It’s a well ploughed furrow for material, in fact it’s probably the cornerstone upon which most modern pop music is built on, so it might seem a strangely well trodden topic for Tatum to immerse himself in given that he’s built a reputation for slightly left-field romantic ambiguity over his previous two albums. Breakthrough track "Chinatown" was undoubtedly catchy, but it was harder to know what he meant by "we’re not happy ‘til we’re running away, clouds in your eyes", and Nocturne’s centrepiece "Paradise" seemed just as open to interpretation. By contrast, Life of Pause seems so much more lyrically direct and more closely wedded to the concept of the classic break up album.

That being said, his women problems are still very much obscured by mists of '80s pop themes; swathes of synths, reverb strangled guitars, giant moody bass lines and meaty snares are all pushed to the forefront alongside Tatum’s vocals. It almost sounds satirical; indie artist beloved by indie press resurrects the sounds of the Cocteau Twins, Joy Division and Talk Talk on break up album. You can already see the enraged Guardian commentariat sharpening their keyboards to bemoan the youth’s lack of originality.

On paper, you could see their point, but Tatum gets away with it because Life of Pause innovates as much as it borrows. There are glimpses of modernity, small hints that objectively prove that the album was made in the 21st century rather than the last one, like the gasping percussion that underlines "To Know You" or the polished pop shimmer of "TV Queen". And those parts that he borrows? Well, he pilfers masterfully, almost like the artful svengali depicted on the cover of his album, confidently drawing together some of the finest threads of 80s indie to make something that is so clearly Wild Nothing.

Actually, that artwork isn’t a bad starting point in understanding Life of Pause; that it’s the first of his album covers that he appears on reflects the honesty that defines the record. It seems that Tatum, who has until now hidden himself in hazy melodies and lyrics just vague enough to invite interpretation, is finally stepping out of the shadows.

That being said, the living cover art since released as a video also shows him sitting nonchalantly like some insanely self confident aristocrat, calmly circling two Chinese Baoding balls in the palm of his hand whilst staring dead-eyed into the camera – yet it’s not an image that seems to reflect the forlorn figure who inhabits the first half of the album. Title track "Life of Pause" sees Tatum defeated and confused, repeatedly asking "how can we want love?" over a revolving synth hook and urgent drums. That lack of self confidence spills over into "Alien", where we see him at his lowest ebb, serenely claiming that "you make me feel like I’m alien" as distressed synths and sharp guitars flow around him.

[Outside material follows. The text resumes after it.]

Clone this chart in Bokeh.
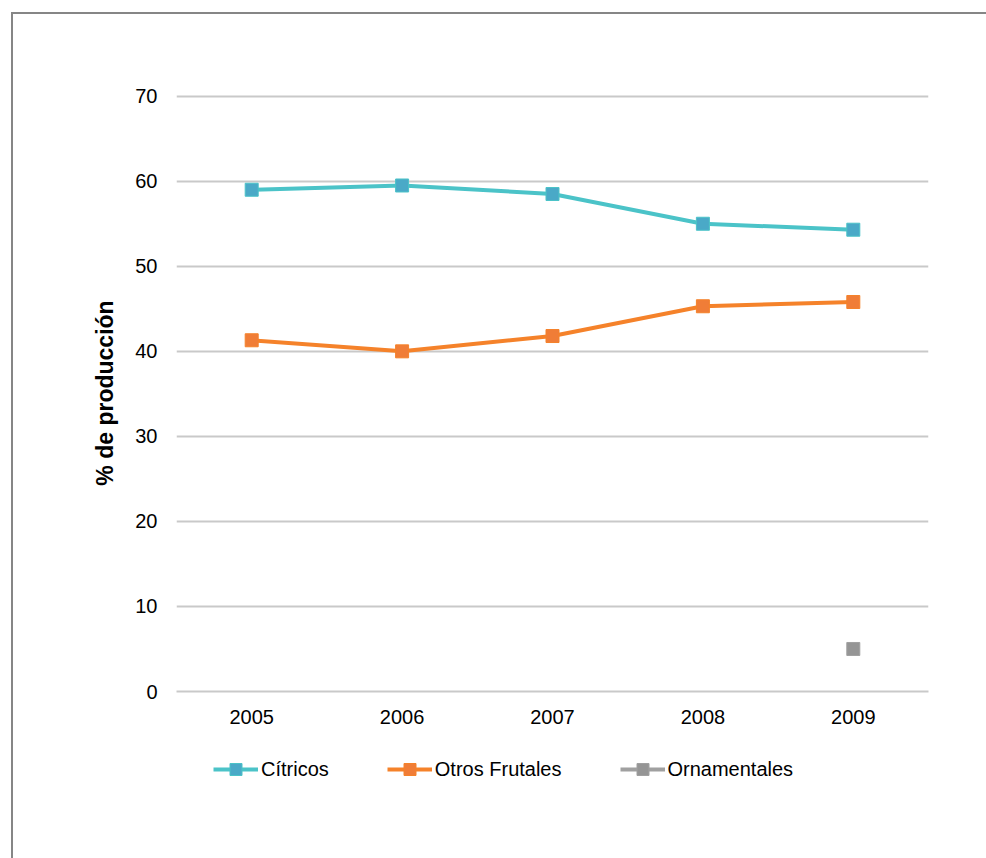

It also leads Tatum to a couple of the album’s most unforgettable moments, like the xylophone-heavy "Reichpop" which sounds like Dutch Uncles knocking out shimmering hooks whilst trying to paper over the cracks of their relationships, or the bare desperation of "A Woman’s Wisdom" where Tatum offers to worship at the altar of his departing lover if she’ll stay. Judging by what follows, it doesn’t seem like she took him up on his offer.

Previously released single "To Know You" feels like the album’s turning point; tied down by a furious bass line and an industrial beat, Tatum seems to have come to terms with eternal love and loss, apathetically concluding that "this is the circle that we live in." The joint video of "To Know You" and "TV Queen" sees Tatum brushing past his past lover whilst a hidden figure waits in the wings for her departure; and so the cycle continues.

That vicious cycle brings him back to his sashaying best on "TV Queen", which snaps with self assured rhythm as Tatum completes his transformation back into that figure from the album’s front cover. It’s vintage Wild Nothing, and without a doubt Life of Pause’s most intense rush, seeming even more irrepressible after some of his bleaker moments. It’s not hard to understand why he’s packed so much euphoria into one track – it represents the moment of liberation that follows mourning: you can almost hear him slowly shaking his head whilst slouched all louche in his chair, observing disapprovingly of the figure from the album’s first half that "I got so lost trying to know you."

He’s so right; as "TV Queen" proves, he still sounds at his best as a tortured romantic full of self confidence. Life Of Pause might not exactly square up to Nocturne when it comes to out of focus, bittersweet euphoria, but it is a blisteringly honest narrative. Most importantly, at the turn of the arc Tatum rediscovers his grit and tenacity as well as his melodic poise, showing that Life of Pause isn’t just a fascinating dissection of romantic disintegration, it was also necessary.